Task instructions → Copy every line of the data in which the word "that" occurs.
______________________________
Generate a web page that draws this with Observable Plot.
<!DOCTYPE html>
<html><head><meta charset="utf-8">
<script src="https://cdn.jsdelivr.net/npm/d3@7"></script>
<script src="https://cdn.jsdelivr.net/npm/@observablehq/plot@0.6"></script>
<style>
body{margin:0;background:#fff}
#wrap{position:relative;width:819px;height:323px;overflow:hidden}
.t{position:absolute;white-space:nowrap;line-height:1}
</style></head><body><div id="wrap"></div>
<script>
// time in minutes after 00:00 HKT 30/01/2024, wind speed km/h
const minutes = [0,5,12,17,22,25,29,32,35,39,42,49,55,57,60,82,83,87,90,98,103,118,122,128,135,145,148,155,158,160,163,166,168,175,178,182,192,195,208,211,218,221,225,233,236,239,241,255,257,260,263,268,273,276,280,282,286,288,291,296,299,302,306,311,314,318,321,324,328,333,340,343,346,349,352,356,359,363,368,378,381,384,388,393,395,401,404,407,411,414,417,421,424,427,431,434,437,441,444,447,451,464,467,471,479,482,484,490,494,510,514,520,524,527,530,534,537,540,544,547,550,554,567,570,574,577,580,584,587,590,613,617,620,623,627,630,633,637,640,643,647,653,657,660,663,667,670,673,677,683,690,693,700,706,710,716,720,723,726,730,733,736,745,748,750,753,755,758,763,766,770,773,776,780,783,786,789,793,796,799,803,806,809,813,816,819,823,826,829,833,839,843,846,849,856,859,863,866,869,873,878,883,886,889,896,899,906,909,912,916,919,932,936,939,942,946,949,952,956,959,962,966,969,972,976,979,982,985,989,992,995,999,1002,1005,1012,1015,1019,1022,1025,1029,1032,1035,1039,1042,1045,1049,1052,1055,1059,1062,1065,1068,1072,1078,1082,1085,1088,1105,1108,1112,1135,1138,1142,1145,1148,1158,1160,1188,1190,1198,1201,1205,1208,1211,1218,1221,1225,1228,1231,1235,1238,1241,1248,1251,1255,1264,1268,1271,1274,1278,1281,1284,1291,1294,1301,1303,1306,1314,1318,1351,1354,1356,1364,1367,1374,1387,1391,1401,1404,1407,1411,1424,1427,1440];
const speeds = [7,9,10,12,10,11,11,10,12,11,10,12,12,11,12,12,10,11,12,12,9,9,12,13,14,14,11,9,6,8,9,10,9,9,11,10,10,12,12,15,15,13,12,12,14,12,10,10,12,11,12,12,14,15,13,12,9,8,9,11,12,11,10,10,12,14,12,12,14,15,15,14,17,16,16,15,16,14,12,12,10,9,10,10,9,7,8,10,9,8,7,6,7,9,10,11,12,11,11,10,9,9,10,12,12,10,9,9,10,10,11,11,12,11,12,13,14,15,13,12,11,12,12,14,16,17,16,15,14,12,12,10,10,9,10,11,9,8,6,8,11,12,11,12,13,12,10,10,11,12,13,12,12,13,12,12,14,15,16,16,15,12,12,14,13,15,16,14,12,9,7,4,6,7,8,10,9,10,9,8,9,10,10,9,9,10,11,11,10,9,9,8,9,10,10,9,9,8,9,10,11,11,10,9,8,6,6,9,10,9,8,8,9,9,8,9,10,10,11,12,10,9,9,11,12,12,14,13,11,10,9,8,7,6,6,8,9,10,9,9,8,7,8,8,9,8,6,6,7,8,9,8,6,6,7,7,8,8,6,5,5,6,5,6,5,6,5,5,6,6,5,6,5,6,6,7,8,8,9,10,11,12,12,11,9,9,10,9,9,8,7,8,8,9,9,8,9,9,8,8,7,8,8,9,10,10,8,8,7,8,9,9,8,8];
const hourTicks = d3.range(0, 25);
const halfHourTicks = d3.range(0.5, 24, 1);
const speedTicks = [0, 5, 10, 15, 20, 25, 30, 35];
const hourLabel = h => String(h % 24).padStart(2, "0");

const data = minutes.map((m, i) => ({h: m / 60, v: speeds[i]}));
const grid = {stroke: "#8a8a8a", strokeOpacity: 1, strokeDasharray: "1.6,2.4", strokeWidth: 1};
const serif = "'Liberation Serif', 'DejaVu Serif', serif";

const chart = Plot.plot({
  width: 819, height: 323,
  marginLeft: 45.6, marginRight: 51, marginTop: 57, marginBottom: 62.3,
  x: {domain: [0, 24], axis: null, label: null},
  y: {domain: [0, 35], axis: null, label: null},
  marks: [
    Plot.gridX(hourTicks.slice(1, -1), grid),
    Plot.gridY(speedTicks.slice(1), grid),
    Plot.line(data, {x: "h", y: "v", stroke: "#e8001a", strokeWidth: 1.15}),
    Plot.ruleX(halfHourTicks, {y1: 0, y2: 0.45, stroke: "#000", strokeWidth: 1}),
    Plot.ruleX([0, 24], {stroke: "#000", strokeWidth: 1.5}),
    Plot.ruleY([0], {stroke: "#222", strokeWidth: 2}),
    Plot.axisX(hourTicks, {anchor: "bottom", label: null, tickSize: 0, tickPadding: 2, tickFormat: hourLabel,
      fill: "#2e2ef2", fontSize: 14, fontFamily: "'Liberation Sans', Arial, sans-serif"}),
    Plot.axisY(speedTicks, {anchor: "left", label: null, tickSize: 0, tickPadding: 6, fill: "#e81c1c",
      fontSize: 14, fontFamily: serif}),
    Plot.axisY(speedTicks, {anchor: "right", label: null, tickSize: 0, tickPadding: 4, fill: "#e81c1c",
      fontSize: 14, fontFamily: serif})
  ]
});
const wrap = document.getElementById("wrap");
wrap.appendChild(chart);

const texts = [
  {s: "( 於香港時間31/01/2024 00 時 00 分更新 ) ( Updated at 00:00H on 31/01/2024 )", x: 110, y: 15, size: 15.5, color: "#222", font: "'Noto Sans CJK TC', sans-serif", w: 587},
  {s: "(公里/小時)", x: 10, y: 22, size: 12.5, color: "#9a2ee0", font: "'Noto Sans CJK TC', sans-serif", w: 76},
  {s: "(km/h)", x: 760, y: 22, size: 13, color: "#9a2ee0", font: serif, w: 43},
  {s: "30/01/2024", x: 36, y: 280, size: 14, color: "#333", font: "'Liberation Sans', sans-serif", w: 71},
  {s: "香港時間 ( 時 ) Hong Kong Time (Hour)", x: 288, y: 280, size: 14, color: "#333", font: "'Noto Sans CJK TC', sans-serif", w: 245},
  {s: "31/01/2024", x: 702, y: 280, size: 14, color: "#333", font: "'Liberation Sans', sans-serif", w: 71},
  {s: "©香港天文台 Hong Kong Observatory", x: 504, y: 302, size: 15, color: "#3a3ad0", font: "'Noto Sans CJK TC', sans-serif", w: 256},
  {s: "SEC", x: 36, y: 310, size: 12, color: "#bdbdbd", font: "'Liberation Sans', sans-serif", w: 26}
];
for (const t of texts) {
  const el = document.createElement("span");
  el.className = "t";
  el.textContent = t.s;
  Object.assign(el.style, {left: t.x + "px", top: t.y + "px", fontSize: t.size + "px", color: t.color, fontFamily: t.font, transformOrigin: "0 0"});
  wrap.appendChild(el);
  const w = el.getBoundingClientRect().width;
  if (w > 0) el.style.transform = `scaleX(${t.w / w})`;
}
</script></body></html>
______________________________
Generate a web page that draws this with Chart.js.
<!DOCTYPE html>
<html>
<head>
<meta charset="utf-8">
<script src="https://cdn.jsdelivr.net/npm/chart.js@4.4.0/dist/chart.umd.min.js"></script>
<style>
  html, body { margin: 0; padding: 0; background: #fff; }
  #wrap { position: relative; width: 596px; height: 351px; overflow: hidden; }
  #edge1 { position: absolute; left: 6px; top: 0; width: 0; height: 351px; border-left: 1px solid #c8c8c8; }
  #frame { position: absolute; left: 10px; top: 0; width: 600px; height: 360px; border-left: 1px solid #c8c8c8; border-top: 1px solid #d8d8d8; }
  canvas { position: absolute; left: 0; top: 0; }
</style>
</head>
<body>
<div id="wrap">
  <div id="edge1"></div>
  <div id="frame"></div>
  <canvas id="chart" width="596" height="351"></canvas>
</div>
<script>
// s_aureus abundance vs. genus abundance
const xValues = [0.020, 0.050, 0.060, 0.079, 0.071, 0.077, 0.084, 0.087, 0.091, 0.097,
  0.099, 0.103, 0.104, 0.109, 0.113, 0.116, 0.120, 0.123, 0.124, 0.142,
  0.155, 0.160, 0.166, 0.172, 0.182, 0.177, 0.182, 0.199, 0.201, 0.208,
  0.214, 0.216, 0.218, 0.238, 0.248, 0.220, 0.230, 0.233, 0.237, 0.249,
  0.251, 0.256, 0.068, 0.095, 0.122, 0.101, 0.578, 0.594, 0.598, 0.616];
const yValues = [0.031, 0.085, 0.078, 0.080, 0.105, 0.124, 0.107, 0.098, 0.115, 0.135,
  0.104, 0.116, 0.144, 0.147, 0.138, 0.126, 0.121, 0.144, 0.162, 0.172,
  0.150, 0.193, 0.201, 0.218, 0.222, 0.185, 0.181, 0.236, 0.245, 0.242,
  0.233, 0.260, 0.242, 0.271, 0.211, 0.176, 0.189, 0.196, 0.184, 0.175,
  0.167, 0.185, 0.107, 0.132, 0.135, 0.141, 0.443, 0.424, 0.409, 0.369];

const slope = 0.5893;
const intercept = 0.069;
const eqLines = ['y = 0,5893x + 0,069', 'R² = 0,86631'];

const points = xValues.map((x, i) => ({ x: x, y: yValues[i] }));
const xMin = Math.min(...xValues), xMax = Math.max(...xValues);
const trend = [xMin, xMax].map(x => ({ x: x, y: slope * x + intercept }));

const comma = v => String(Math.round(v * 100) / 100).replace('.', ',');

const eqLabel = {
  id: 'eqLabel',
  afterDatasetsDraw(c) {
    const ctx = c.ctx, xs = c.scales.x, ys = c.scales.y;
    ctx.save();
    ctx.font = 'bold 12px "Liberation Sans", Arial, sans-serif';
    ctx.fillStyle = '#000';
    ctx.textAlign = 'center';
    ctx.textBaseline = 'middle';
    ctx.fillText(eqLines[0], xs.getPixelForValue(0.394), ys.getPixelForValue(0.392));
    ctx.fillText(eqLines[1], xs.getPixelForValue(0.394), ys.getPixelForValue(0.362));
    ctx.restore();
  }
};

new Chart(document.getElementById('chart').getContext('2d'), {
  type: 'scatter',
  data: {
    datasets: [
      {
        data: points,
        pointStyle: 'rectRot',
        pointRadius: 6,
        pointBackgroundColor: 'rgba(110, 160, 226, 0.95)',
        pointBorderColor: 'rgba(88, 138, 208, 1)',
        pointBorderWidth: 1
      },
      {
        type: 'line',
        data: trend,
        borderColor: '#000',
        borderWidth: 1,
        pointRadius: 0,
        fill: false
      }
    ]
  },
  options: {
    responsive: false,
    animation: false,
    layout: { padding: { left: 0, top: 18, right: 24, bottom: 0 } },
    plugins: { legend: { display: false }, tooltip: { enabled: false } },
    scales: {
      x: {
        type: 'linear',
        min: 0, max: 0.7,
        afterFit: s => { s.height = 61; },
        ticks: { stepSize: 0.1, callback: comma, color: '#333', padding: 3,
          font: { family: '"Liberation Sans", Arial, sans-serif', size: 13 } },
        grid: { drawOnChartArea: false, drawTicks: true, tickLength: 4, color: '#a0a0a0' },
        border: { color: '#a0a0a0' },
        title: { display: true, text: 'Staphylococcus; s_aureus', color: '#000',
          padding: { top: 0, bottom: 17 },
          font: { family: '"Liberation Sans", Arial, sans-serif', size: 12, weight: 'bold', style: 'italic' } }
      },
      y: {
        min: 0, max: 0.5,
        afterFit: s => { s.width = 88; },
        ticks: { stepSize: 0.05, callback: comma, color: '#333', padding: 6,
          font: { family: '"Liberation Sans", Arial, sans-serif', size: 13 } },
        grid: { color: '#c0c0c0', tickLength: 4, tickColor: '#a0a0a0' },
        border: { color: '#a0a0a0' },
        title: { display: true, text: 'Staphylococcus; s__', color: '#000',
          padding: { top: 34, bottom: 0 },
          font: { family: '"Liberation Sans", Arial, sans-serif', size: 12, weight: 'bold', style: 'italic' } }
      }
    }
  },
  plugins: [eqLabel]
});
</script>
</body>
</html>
______________________________
Full answer →
Generate a web page that draws this with Observable Plot.
Generate a web page that draws this with Chart.js.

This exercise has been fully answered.